* [Data rows]:
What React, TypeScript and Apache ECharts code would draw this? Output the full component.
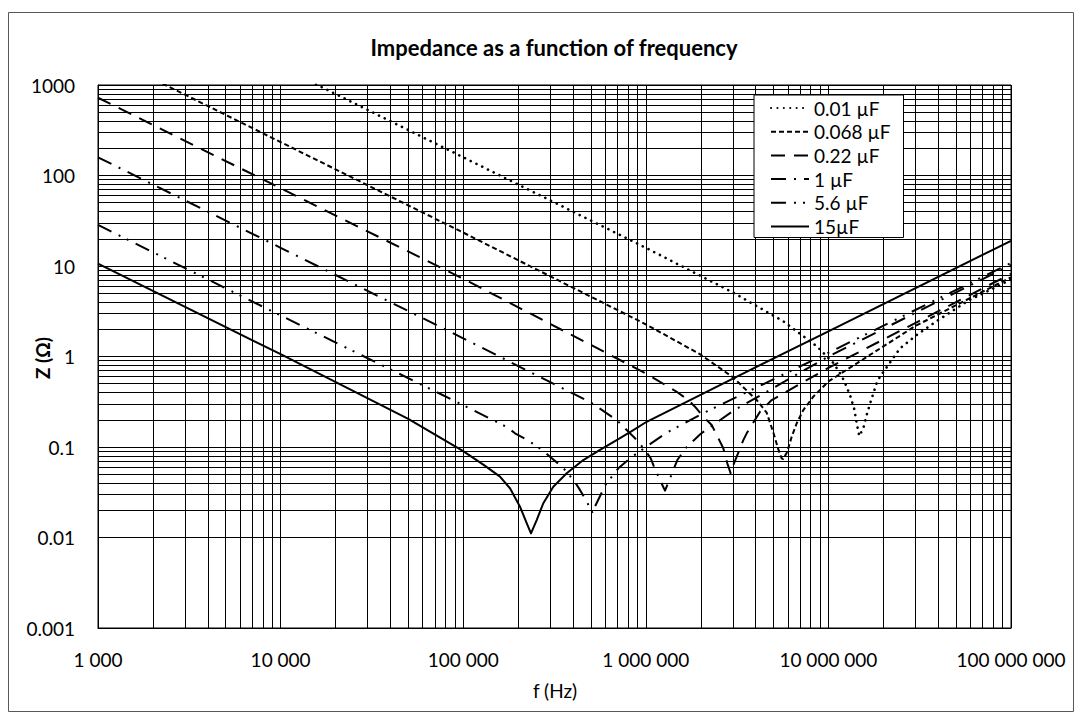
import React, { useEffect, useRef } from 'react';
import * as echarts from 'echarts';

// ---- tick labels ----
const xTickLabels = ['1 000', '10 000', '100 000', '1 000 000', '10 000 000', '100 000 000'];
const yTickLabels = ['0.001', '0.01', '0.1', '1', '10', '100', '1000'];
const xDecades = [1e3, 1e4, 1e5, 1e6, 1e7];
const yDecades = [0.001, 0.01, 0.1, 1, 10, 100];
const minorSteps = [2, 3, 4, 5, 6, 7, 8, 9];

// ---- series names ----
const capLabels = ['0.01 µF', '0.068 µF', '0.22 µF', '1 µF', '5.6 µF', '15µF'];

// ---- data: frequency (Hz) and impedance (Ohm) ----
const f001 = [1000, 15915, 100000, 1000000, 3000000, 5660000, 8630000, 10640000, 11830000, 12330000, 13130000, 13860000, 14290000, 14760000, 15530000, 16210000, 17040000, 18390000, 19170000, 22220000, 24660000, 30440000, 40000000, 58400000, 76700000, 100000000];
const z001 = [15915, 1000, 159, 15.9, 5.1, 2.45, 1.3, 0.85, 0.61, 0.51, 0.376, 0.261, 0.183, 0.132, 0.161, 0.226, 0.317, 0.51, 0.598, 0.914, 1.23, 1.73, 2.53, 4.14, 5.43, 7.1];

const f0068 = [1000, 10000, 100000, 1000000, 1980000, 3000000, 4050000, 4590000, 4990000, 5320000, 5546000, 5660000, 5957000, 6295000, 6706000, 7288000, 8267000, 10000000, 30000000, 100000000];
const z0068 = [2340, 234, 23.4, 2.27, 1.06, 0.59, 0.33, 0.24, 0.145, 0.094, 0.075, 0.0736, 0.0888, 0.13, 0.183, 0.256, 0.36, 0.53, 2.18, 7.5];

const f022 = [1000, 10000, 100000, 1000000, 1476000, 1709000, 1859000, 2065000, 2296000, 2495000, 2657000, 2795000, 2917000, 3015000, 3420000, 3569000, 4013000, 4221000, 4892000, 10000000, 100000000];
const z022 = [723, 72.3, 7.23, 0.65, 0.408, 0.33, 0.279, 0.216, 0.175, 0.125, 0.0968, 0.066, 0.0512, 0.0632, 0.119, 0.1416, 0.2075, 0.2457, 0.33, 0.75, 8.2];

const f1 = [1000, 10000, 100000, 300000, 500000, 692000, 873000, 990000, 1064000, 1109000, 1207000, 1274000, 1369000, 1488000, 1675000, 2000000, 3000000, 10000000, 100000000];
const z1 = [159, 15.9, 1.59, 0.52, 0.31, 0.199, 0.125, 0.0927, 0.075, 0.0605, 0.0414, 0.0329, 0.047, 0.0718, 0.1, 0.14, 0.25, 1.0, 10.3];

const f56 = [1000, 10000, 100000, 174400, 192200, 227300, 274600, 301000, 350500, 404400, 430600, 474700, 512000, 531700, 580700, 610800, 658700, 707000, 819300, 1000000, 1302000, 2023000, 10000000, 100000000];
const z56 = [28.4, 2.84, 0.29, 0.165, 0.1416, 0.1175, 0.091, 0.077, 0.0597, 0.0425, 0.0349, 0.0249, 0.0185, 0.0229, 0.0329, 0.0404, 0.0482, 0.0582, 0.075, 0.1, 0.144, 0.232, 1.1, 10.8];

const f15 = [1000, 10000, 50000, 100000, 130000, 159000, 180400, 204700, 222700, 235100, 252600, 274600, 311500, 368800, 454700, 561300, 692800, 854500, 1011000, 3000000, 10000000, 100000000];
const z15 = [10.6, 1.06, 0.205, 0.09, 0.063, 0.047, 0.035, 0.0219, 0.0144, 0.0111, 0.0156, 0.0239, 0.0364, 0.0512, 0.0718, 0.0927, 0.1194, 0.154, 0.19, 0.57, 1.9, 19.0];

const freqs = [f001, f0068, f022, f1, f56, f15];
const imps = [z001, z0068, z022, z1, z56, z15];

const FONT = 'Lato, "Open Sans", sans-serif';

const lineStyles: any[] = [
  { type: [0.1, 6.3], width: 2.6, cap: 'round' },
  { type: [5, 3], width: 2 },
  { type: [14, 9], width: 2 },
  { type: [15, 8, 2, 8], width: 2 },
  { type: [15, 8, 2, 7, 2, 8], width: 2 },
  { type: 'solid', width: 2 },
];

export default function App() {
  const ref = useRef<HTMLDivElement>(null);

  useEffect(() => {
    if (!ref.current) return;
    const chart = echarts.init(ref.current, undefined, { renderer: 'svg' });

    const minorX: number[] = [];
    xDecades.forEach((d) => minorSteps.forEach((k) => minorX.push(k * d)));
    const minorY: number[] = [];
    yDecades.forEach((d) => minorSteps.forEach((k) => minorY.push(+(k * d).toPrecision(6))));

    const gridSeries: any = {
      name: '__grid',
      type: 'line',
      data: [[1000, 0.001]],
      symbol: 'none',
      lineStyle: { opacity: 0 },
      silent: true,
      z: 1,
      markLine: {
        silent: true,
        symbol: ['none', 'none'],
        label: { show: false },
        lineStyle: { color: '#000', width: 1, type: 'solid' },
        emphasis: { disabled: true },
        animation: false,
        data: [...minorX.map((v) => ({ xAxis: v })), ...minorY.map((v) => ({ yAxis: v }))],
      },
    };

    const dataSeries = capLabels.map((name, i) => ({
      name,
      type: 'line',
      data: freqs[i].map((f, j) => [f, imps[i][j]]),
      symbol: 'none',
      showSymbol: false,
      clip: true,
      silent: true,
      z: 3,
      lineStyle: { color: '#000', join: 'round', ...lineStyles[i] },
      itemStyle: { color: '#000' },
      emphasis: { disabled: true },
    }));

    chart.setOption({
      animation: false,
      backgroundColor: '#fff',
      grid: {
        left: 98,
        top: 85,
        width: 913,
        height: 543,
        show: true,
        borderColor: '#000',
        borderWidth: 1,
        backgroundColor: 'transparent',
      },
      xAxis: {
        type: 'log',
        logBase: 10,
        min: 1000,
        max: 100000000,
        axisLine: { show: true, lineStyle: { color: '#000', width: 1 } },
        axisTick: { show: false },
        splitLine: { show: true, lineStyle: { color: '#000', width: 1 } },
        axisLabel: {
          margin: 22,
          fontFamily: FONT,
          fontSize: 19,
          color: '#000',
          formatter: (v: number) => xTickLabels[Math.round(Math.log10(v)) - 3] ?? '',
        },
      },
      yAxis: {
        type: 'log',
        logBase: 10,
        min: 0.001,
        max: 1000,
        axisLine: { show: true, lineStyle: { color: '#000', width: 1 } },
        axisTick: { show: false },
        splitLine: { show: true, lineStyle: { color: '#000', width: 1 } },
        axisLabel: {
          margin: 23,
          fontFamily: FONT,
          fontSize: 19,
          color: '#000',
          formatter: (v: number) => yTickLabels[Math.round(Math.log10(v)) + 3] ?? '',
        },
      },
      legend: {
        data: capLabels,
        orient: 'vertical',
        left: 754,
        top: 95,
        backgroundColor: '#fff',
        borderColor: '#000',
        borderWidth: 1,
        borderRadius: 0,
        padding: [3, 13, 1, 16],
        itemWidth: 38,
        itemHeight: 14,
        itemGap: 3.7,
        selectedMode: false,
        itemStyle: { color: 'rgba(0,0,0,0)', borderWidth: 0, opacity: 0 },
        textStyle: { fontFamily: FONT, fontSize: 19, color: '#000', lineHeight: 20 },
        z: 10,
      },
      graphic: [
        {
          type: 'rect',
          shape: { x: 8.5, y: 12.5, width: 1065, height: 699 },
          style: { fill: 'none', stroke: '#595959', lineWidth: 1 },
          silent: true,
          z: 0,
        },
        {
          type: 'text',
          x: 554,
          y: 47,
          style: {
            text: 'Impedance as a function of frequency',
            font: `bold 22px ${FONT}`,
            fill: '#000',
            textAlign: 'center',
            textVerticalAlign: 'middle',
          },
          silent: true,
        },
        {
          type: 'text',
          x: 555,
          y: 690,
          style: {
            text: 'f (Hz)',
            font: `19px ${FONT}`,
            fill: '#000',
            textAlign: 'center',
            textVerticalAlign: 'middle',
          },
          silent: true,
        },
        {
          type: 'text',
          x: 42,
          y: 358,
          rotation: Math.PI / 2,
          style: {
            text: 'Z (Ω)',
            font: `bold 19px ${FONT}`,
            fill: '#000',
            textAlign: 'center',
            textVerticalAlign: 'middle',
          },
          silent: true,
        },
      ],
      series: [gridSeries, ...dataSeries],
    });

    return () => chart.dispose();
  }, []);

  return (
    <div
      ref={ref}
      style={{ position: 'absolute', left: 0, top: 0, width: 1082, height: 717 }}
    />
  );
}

==

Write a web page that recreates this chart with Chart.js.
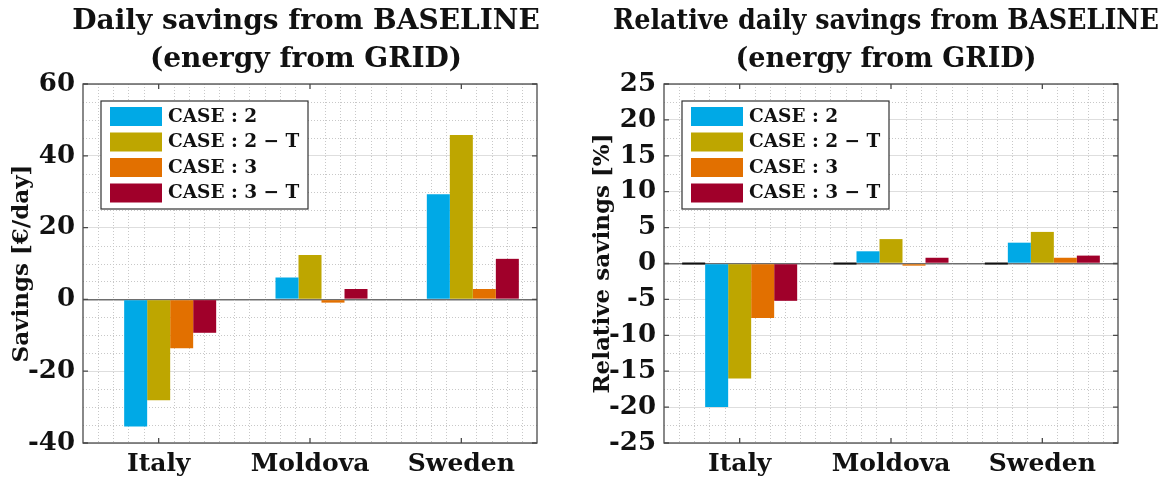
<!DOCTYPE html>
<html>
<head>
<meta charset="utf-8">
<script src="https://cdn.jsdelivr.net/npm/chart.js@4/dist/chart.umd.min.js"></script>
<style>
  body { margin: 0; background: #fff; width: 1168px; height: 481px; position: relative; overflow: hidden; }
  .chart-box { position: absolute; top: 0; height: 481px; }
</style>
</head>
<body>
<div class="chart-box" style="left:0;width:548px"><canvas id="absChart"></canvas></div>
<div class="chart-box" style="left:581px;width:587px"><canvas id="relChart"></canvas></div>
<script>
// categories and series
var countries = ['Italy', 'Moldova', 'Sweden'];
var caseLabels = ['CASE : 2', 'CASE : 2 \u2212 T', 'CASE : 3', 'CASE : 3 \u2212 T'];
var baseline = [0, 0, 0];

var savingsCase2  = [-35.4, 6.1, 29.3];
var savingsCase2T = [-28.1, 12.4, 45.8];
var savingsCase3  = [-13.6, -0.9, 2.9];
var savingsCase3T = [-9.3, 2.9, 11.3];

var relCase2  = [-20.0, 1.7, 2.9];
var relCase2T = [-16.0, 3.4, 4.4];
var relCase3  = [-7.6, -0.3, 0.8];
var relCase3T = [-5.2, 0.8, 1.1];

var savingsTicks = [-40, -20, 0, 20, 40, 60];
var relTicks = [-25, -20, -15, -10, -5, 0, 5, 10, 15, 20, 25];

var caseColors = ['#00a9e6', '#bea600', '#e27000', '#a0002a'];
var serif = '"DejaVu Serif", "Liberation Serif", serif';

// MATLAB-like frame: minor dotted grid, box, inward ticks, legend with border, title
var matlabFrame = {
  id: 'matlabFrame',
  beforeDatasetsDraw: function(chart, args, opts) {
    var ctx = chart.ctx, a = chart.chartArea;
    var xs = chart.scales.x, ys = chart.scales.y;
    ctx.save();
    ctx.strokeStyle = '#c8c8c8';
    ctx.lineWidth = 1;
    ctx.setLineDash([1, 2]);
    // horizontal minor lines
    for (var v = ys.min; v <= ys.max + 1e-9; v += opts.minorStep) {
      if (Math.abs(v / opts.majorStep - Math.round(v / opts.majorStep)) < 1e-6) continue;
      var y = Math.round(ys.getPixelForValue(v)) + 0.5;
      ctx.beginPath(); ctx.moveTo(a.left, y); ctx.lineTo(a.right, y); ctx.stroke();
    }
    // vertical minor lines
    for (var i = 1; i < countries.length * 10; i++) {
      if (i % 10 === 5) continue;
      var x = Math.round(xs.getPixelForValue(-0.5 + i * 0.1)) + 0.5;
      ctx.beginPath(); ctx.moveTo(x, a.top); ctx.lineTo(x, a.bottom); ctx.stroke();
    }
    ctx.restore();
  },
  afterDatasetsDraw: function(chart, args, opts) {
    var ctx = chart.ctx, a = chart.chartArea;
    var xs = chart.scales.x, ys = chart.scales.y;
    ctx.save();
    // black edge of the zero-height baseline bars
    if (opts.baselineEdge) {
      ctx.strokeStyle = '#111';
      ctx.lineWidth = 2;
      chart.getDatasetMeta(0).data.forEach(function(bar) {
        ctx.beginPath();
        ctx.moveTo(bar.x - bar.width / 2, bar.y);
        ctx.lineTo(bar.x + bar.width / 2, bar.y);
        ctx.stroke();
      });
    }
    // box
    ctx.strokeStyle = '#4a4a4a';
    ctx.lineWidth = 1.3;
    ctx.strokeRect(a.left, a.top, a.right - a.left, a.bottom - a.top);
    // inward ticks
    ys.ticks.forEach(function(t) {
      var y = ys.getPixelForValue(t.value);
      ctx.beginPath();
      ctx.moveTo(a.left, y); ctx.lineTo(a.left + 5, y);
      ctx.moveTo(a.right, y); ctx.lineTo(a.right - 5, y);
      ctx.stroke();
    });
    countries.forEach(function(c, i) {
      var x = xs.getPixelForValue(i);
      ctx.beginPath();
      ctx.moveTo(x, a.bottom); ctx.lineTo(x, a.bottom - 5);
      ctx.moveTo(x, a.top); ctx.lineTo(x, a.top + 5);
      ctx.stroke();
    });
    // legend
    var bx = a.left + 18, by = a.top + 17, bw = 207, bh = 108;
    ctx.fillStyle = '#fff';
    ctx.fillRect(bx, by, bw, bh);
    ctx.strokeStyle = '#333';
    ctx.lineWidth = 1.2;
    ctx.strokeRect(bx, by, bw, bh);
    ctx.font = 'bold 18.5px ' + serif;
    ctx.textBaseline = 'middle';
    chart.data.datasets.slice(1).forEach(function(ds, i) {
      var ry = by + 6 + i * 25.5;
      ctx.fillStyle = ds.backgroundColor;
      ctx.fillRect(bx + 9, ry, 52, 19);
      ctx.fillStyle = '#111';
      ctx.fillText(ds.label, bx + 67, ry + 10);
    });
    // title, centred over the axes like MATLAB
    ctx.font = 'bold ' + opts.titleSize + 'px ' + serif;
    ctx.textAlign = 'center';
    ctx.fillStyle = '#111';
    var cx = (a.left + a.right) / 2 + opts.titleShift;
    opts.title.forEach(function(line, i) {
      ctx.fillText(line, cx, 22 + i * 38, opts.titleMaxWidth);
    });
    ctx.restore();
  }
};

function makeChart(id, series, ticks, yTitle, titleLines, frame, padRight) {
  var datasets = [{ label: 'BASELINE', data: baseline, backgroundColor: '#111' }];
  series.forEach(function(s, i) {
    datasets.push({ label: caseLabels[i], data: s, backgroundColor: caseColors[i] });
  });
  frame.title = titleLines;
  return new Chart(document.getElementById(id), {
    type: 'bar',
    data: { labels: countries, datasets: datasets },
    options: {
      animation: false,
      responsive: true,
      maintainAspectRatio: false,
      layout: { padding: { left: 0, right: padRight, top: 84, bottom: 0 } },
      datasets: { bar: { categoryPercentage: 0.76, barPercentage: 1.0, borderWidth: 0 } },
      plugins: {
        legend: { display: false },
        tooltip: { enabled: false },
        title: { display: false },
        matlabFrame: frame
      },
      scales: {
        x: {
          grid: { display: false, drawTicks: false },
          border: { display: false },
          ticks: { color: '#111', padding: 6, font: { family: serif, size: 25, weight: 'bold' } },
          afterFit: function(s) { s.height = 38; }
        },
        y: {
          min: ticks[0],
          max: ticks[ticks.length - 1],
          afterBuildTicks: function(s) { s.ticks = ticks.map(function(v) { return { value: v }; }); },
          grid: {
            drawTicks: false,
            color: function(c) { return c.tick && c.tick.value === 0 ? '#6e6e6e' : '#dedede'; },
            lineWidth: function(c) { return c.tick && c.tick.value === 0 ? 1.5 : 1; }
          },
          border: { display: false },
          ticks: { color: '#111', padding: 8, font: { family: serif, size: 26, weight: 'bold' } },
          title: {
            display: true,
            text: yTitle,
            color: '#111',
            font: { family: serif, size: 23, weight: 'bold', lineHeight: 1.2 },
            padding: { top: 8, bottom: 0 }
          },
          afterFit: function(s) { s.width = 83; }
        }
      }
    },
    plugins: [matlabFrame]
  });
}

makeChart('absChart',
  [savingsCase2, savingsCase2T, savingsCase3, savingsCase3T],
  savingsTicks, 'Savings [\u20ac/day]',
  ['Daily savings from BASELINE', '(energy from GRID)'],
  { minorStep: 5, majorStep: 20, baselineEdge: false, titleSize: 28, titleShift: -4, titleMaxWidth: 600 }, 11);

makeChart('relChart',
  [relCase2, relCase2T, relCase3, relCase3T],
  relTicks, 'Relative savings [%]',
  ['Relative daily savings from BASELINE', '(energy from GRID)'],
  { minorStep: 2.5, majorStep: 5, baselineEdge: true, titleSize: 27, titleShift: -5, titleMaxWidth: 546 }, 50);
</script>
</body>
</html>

* * *

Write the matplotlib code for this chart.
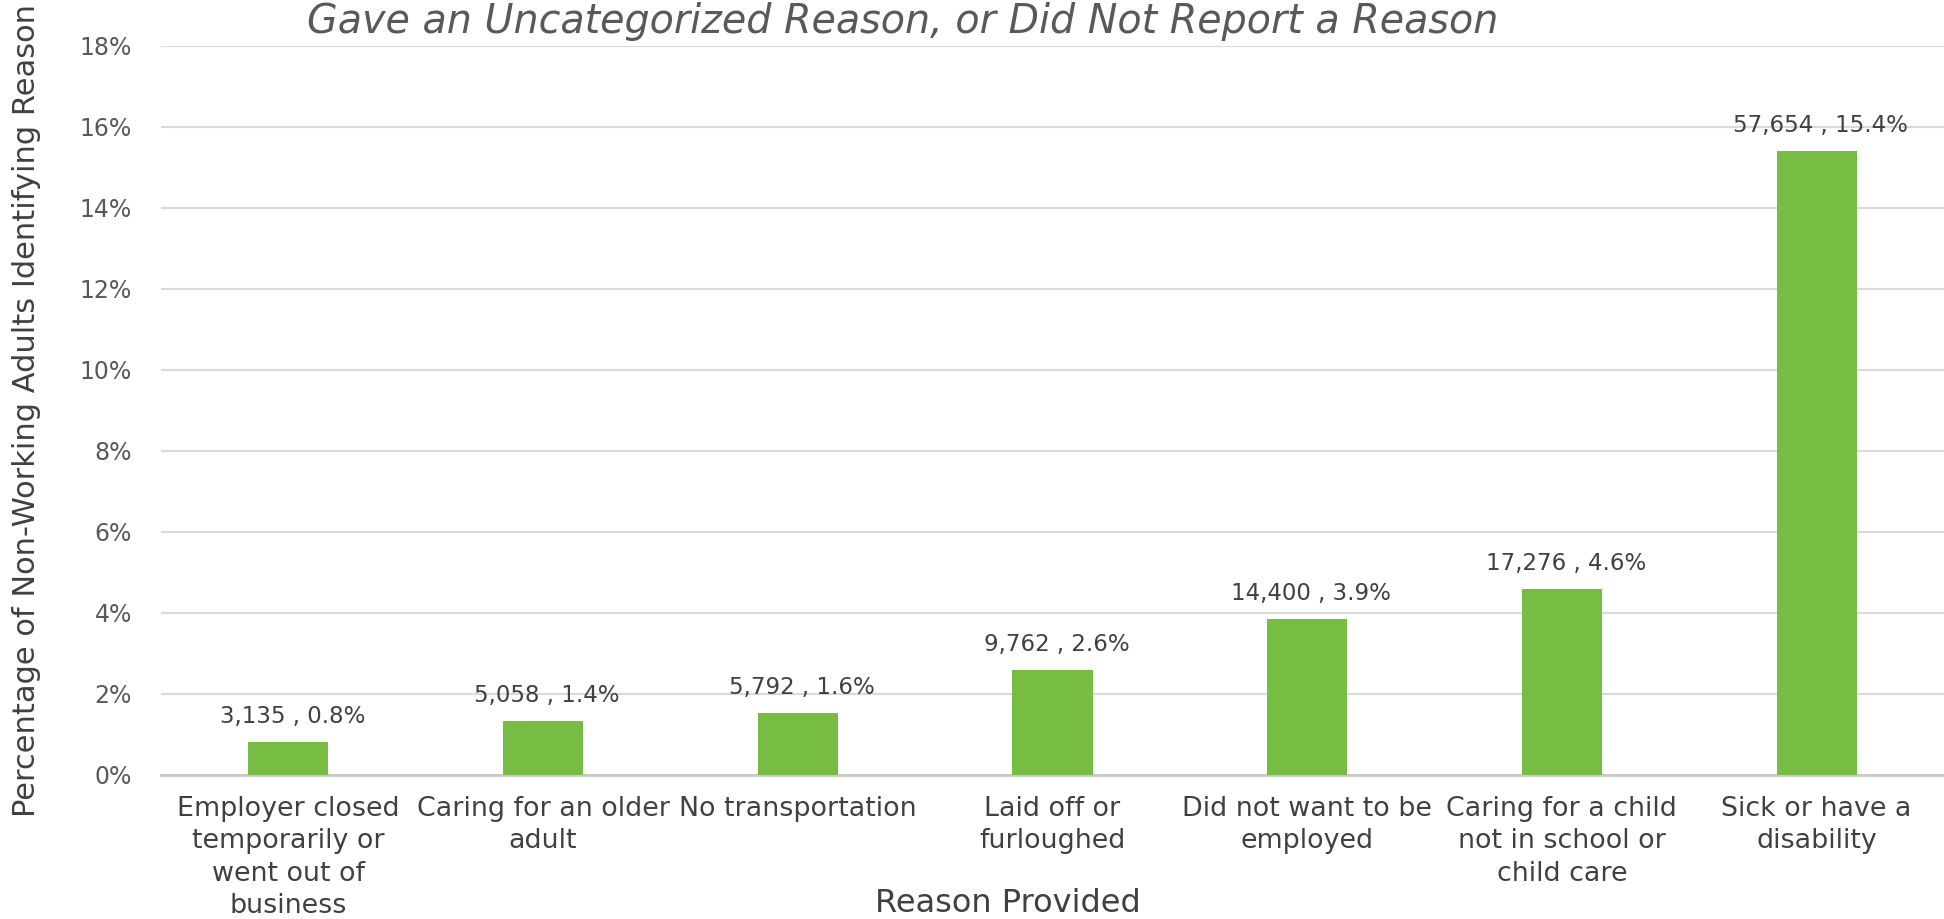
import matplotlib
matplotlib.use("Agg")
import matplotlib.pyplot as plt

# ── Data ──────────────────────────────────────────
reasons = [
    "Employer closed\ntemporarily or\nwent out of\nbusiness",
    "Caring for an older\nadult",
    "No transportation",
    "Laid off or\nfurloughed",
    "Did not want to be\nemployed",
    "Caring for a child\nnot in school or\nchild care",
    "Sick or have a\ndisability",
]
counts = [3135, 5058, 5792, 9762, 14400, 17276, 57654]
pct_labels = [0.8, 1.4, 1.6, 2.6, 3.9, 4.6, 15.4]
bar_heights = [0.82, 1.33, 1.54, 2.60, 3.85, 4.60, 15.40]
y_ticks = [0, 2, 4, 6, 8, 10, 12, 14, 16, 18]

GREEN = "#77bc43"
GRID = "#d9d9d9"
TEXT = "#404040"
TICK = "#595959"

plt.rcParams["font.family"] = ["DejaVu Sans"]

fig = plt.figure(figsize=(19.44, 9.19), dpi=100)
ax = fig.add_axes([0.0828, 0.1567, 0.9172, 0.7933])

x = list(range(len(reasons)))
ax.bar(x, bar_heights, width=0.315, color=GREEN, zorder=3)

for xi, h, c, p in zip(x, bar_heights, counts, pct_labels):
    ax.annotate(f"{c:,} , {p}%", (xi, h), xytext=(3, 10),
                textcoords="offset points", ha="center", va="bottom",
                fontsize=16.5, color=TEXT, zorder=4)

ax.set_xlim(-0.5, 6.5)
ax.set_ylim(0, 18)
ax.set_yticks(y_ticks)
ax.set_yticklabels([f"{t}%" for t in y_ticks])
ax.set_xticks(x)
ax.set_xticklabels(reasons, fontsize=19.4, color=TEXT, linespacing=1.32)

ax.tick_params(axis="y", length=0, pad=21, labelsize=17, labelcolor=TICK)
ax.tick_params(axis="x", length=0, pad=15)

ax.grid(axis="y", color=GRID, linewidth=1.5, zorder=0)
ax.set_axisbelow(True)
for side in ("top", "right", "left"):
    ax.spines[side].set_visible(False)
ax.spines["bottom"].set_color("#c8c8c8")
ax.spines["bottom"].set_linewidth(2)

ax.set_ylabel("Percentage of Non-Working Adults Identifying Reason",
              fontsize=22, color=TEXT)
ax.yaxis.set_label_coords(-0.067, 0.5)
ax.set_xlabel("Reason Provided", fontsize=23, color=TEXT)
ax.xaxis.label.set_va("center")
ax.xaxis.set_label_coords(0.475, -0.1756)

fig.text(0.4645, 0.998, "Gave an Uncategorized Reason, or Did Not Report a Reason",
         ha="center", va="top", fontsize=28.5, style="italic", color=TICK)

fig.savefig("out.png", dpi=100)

* [Request]: Would you restate, exactly and with no pictures, the lines of the entries above from the one containing "What React, TypeScript" through the one containing "import * as echarts from 'echarts';"?

* [Reply to the task]:
What React, TypeScript and Apache ECharts code would draw this? Output the full component.
import React, { useEffect, useRef } from 'react';
import * as echarts from 'echarts';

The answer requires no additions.